The principle that citizens must not violate basic moral principles, even if the violations are endorsed by law, was established by German courts in trials of former Nazis in the late 1940's and the 1950's.

"At the end of the 20th century," Judge Seidel said today, "no one has the right to ignore his conscience when it comes to killing people on behalf of the power structure."

After the sentences were announced, Herbert Dreyling, one of the lawyers for the former border guards, said outside the courtroom that comparing the East German regime to the Nazi era was "improper." The lawyers said they would appeal the convictions.
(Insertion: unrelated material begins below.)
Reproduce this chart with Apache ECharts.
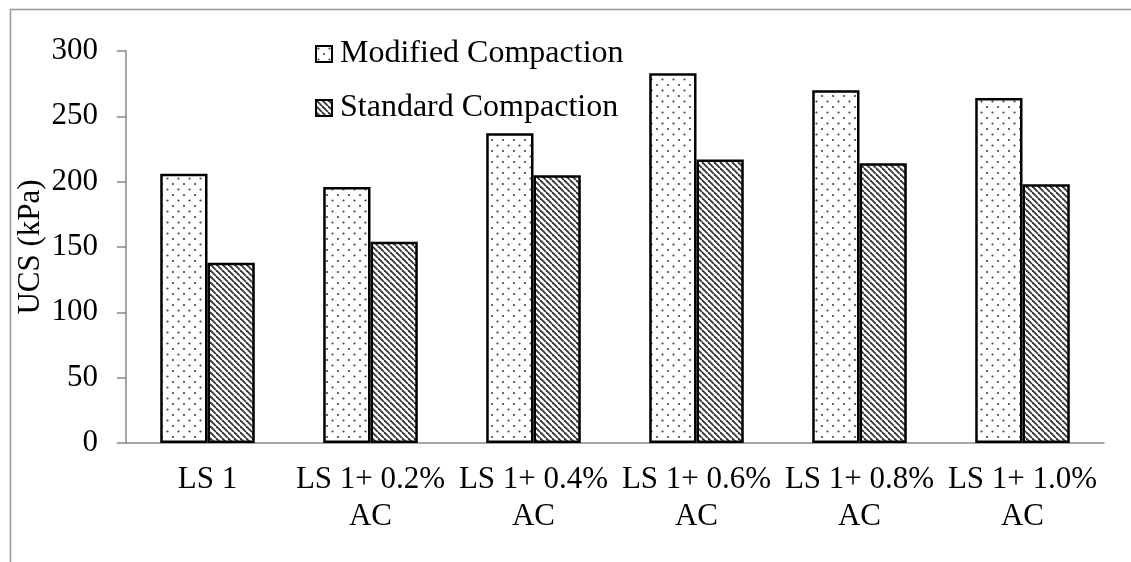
<!DOCTYPE html>
<html><head><meta charset="utf-8">
<script src="https://cdn.jsdelivr.net/npm/echarts@6/dist/echarts.min.js"></script>
<style>html,body{margin:0;padding:0;background:#fff}#c{width:1131px;height:562px}</style>
</head><body><div id="c"></div>
<script>
const categories = ['LS 1', 'LS 1+ 0.2%\nAC', 'LS 1+ 0.4%\nAC', 'LS 1+ 0.6%\nAC', 'LS 1+ 0.8%\nAC', 'LS 1+ 1.0%\nAC'];
const modified = [206, 196, 237, 283, 270, 264];
const standard = [138, 154, 205, 217, 214, 198];
const seriesNames = ['Modified Compaction', 'Standard Compaction'];
const yTicks = { min: 0, max: 300, interval: 50 };

function dotPattern() {
  const c = document.createElement('canvas'); c.width = 11; c.height = 11;
  const g = c.getContext('2d'); g.fillStyle = '#fff'; g.fillRect(0,0,11,11);
  g.fillStyle = '#444';
  g.beginPath(); g.arc(2.5,2.5,1.1,0,Math.PI*2); g.fill();
  g.beginPath(); g.arc(8,8,1.1,0,Math.PI*2); g.fill();
  return c;
}
function hatchPattern() {
  const s = 6;
  const c = document.createElement('canvas'); c.width = s; c.height = s;
  const g = c.getContext('2d'); g.fillStyle = '#fff'; g.fillRect(0,0,s,s);
  g.strokeStyle = '#333'; g.lineWidth = 1.8;
  for (const k of [-s, 0, s]) { g.beginPath(); g.moveTo(k, 0); g.lineTo(k + s, s); g.stroke(); }
  return c;
}
const FONT = 'Liberation Serif';
const chart = echarts.init(document.getElementById('c'), null, { renderer: 'canvas' });
chart.setOption({
  animation: false,
  backgroundColor: '#fff',
  graphic: [{ type: 'rect', left: 8, top: 7, shape: { width: 1200, height: 600 }, style: { fill: 'none', stroke: '#999', lineWidth: 1.5 } }],
  grid: { left: 126, right: 27, top: 51, bottom: 119, containLabel: false },
  legend: {
    orient: 'vertical', left: 310, top: 33, itemWidth: 16, itemHeight: 16, itemGap: 22,
    icon: 'rect',
    textStyle: { fontFamily: FONT, fontSize: 32, color: '#000', padding: [0,0,0,3] },
    data: seriesNames
  },
  xAxis: {
    type: 'category', data: categories,
    axisLine: { lineStyle: { color: '#888', width: 1.5 } },
    axisTick: { length: 9, lineStyle: { color: '#888', width: 1.5 } },
    axisLabel: { color: '#000', fontFamily: FONT, fontSize: 31, lineHeight: 37, margin: 18, interval: 0 }
  },
  yAxis: {
    type: 'value', min: yTicks.min, max: yTicks.max, interval: yTicks.interval,
    name: 'UCS (kPa)', nameLocation: 'middle', nameGap: 80, nameMoveOverlap: false,
    nameTextStyle: { color: '#000', fontFamily: FONT, fontSize: 31 },
    axisLine: { show: true, lineStyle: { color: '#888', width: 1.5 } },
    axisTick: { show: true, length: 9, lineStyle: { color: '#888', width: 1.5 } },
    splitLine: { show: false },
    axisLabel: { color: '#000', fontFamily: FONT, fontSize: 31, margin: 28 }
  },
  series: [
    { name: seriesNames[0], type: 'bar', data: modified, barGap: '0%', barCategoryGap: '42%',
      itemStyle: { color: { image: dotPattern(), repeat: 'repeat' }, borderColor: '#000', borderWidth: 2.5 } },
    { name: seriesNames[1], type: 'bar', data: standard, barGap: '0%', barCategoryGap: '42%',
      itemStyle: { color: { image: hatchPattern(), repeat: 'repeat' }, borderColor: '#000', borderWidth: 2.5 } }
  ]
});
</script></body></html>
All four defendants had expressed remorse for their role in Mr. Gueffroy's death. One of them, Mr. Kuhnpast, broke down in tears during his testimony.

A second trial of border guards accused of involvement in killing an East German as he tried to flee westward began last month. Prosecutors are preparing charges against more than 300 other guards.

Public debate over these trials has centered around the fact that senior East German officials have thus far escaped punishment for their roles in the killings, as well as for other crimes. Many who comment on the case have repeated a German saying, "The little guys hang while the big guys go free."

Much public anger is focused on Erich Honecker, the 79-year-old former East German leader, who is believed to have approved the shoot-to-kill order issued to border guards. Mr. Honecker fled to Moscow before he could be brought to trial and is now under diplomatic protection at the Chilean Embassy there.

The man who headed East Germany's security service, Erich Mielke, is 84 years old and ailing. In an interview published this week, he described himself as "fatally ill" and suffering from depression.

Other former East German officials who have thus far succeeded in avoiding prosecution include Markus Wolf, the onetime espionage chief, and Alexander Schalck-Golodkowski, a shadowy money trader. Many Germans say they believe that both men are guilty of serious crimes, and express anger that they have managed to remain free while low-ranking soldiers face jail terms. 2 Ex-Officials on Trial

Two mid-level figures who long served the East German Government, however, are now on trial in separate cases. One, Klaus Kuron, was a counter-intelligence expert in West Germany who is accused of having been a double agent. He is facing treason charges at a court in Dusseldorf.

In the eastern city of Dresden, former Mayor Wolfgang Berghofer is on trial for his role in falsifying the results of local elections in 1989. Two men who briefly ruled East Germany after Mr. Honecker's ouster, Hans Modrow and Egon Krenz, are also under investigation concerning election frauds.

Officials in Bonn have said they are unable to bring charges against many former East German officials because their crimes, though serious, are not specifically punishable under the existing legal code.